Items you can prep ahead (optional)
- Cut 4 bell peppers in half lengthwise and remove stems/seeds
- Blend up the carrot/celery/onion mixture
- Finely chop (use the blender!) 3 cups spinach or kale (or use 2 cups frozen)
- Grate 1 cup parmesan
- Bake the peppers for 10 minutes
- Cook the filling
- Stuff the peppers and top with marinara and cheese. Now they’re ready to bake!
Substitutions:
- See recipe note to make vegetarian. To make vegan, skip the cheese and add 1 tbsp soy sauce and extra salt. Or find a vegan cheese.

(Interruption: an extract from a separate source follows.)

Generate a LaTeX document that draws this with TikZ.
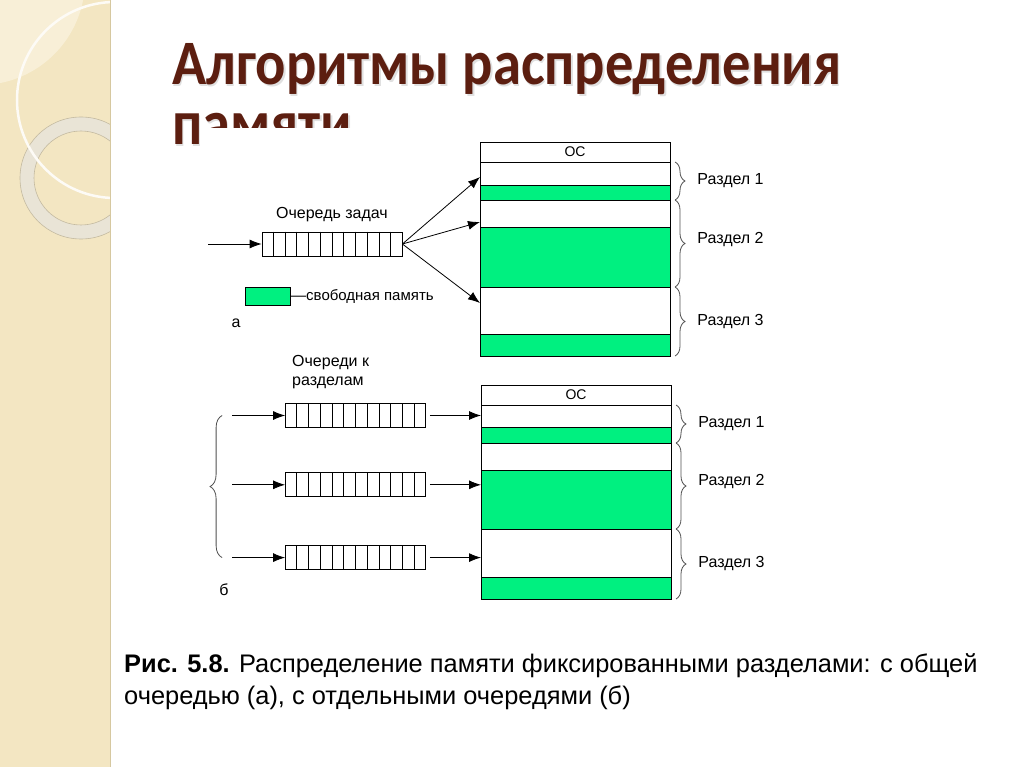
\documentclass[tikz,border=0pt]{standalone}
\usepackage{fontspec}
\setmainfont{Liberation Sans}
\newfontfamily\titlefamily{Carlito}
\usepackage{tikz}
\usetikzlibrary{positioning, calc, arrows.meta, decorations.pathreplacing}

\definecolor{stripbeige}{RGB}{243,230,194}
\definecolor{striplight}{RGB}{248,239,215}
\definecolor{stripedge}{RGB}{214,200,160}
\definecolor{ringgrey}{RGB}{233,228,214}
\definecolor{ringedge}{RGB}{196,186,160}
\definecolor{titlebrown}{RGB}{92,30,16}
\definecolor{freegreen}{RGB}{0,240,128}
\definecolor{bracegrey}{RGB}{80,80,80}

\begin{document}
\begin{tikzpicture}[
    x=1pt, y=-1pt,
    memrow/.style={
        rectangle, draw=black, line width=0.8pt, fill=white,
        minimum width=190pt, inner sep=0pt, outer sep=0pt,
        font=\fontsize{14}{16}\selectfont
    },
    freerow/.style={memrow, fill=freegreen},
    queue/.style={
        rectangle, draw=black, line width=0.8pt, fill=white,
        minimum width=140pt, minimum height=24pt, inner sep=0pt
    },
    line/.style={
        draw, line width=0.8pt, -{Latex[length=12pt, width=9pt]}
    },
    part/.style={
        draw=bracegrey, line width=0.8pt, decorate,
        decoration={brace, amplitude=10pt}
    },
    lbl/.style={inner sep=1pt, font=\fontsize{16}{19}\selectfont},
    titletext/.style={
        anchor=base west, inner sep=0pt, text=titlebrown, yscale=1.12,
        font=\titlefamily\bfseries\fontsize{56.5}{64}\selectfont
    },
    titleshadow/.style={titletext, text=black!12}
]

% Slide background
\useasboundingbox (0,0) rectangle (1024,767);
\fill[white] (0,0) rectangle (1024,767);
\fill[stripbeige] (0,0) rectangle (110,767);
\begin{scope}
    \clip (0,0) rectangle (110,767);
    \fill[striplight] (-20,-20) circle (105);
    \draw[ringgrey, line width=14pt] (81,178) circle (54);
    \draw[ringedge, line width=0.6pt] (81,178) circle (61);
    \draw[ringedge, line width=0.6pt] (81,178) circle (47);
    \draw[white!85!stripbeige, line width=2.5pt] (115,100) circle (98);
\end{scope}
\draw[stripedge, line width=1pt] (110,0) -- (110,767);

% Title
\node[titleshadow] at (173.5,86.5) {Алгоритмы распределения};
\node[titleshadow] at (173.5,146.5) {памяти};
\node[titletext] (title) at (172,85) {Алгоритмы распределения};
\node[titletext] (title2) at (172,145) {памяти};

% Picture area lies over the second title line
\fill[white] (204,128) rectangle (790,615);

% (a) common queue: memory
\node[memrow, minimum height=20pt] (osA) at (575,152) {ОС};
\node[memrow, minimum height=23pt, below=0pt of osA] (taskA1) {};
\node[freerow, minimum height=15pt, below=0pt of taskA1] (freeA1) {};
\node[memrow, minimum height=27pt, below=0pt of freeA1] (taskA2) {};
\node[freerow, minimum height=60pt, below=0pt of taskA2] (freeA2) {};
\node[memrow, minimum height=47pt, below=0pt of freeA2] (taskA3) {};
\node[freerow, minimum height=22pt, below=0pt of taskA3] (freeA3) {};

\draw[part] ([xshift=5pt]osA.south east) -- ([xshift=5pt]freeA1.south east)
    node[lbl, midway, right=21pt] (partA1) {Раздел 1};
\draw[part] ([xshift=5pt]freeA1.south east) -- ([xshift=5pt]freeA2.south east)
    node[lbl, midway, right=21pt, yshift=4pt] (partA2) {Раздел 2};
\draw[part] ([xshift=5pt]freeA2.south east) -- ([xshift=5pt]freeA3.south east)
    node[lbl, midway, right=21pt] (partA3) {Раздел 3};

% (a) common queue
\node[queue] (queueA) at (332,244) {};
\node[lbl, above=9pt of queueA] (queueAtext) {Очередь задач};
\coordinate (srcA) at (208,244);

\draw[line] (srcA) -- (queueA.west);
\draw[line] (queueA.east) -- ([yshift=-3.5pt]taskA1.west);
\draw[line] (queueA.east) -- ([yshift=-8.5pt]taskA2.west);
\draw[line] (queueA.east) -- ([yshift=7.5pt]taskA3.west);

% legend
\node[freerow, minimum width=45pt, minimum height=18pt] (legend) at (267.5,296) {};
\node[lbl, right=0pt of legend, font=\fontsize{15}{19}\selectfont] (legendtext) {—свободная память};
\node[lbl] (labelA) at (236,323) {а};

% (b) separate queues: memory
\node[memrow, minimum height=20pt] (osB) at (576,395) {ОС};
\node[memrow, minimum height=22pt, below=0pt of osB] (taskB1) {};
\node[freerow, minimum height=16pt, below=0pt of taskB1] (freeB1) {};
\node[memrow, minimum height=27pt, below=0pt of freeB1] (taskB2) {};
\node[freerow, minimum height=59pt, below=0pt of taskB2] (freeB2) {};
\node[memrow, minimum height=48pt, below=0pt of freeB2] (taskB3) {};
\node[freerow, minimum height=22pt, below=0pt of taskB3] (freeB3) {};

\draw[part] ([xshift=5pt]osB.south east) -- ([xshift=5pt]freeB1.south east)
    node[lbl, midway, right=21pt] (partB1) {Раздел 1};
\draw[part] ([xshift=5pt]freeB1.south east) -- ([xshift=5pt]freeB2.south east)
    node[lbl, midway, right=21pt, yshift=4pt] (partB2) {Раздел 2};
\draw[part] ([xshift=5pt]freeB2.south east) -- ([xshift=5pt]freeB3.south east)
    node[lbl, midway, right=21pt] (partB3) {Раздел 3};

% (b) separate queues
\node[lbl, align=left, anchor=north west] (queuesB) at (291,354) {Очереди к\\разделам};
\node[queue] (queueB1) at (355.5,415.5) {};
\node[queue, below=44.5pt of queueB1] (queueB2) {};
\node[queue, below=48pt of queueB2] (queueB3) {};

\coordinate[left=53pt of queueB1] (srcB1);
\coordinate[left=53pt of queueB2] (srcB2);
\coordinate[left=53pt of queueB3] (srcB3);

\draw[line] (srcB1) -- (queueB1.west);
\draw[line] (srcB2) -- (queueB2.west);
\draw[line] (srcB3) -- (queueB3.west);
\draw[line, shorten <=4pt] (queueB1.east) -- (queueB1.east -| osB.west);
\draw[line, shorten <=4pt] (queueB2.east) -- (queueB2.east -| osB.west);
\draw[line, shorten <=4pt] (queueB3.east) -- (queueB3.east -| osB.west);

\draw[part, decoration={brace, amplitude=12pt}] ([xshift=-10pt]srcB3) -- ([xshift=-10pt]srcB1);
\node[lbl] (labelB) at (224,590) {б};

% queue cells
\foreach \q in {queueA, queueB1, queueB2, queueB3}
    \foreach \i in {1,...,11}
        \draw[line width=0.8pt] ($(\q.north west)!\i/12!(\q.north east)$) -- ($(\q.south west)!\i/12!(\q.south east)$);

% Caption
\node[anchor=north west, inner sep=0pt, align=left, font=\fontsize{25.4}{32}\selectfont] (caption) at (124,653)
    {\textbf{Рис. 5.8.} Распределение памяти фиксированными разделами: с общей\\очередью (а), с отдельными очередями (б)};

\end{tikzpicture}
\end{document}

- Use any other ground meat in place of beef. Just add an extra tablespoon of oil in with the meat to make up for the lost fat.
- You can stuff this filling into anything!! Or serve over pasta.
Storage:
- Store leftovers in an airtight container in the fridge for up to 4 days or freeze for up to 2 months
Leftovers + Repurposing:
- If you have extra filling leftover, toss it into pasta or serve it on top of any cooked grain. You can add more greens to it when you reheat it.
- The easiest way to reheat the peppers is in the microwave. You can cut them in half to help them heat through evenly and faster.
- Serve with a simple salad of bitter greens.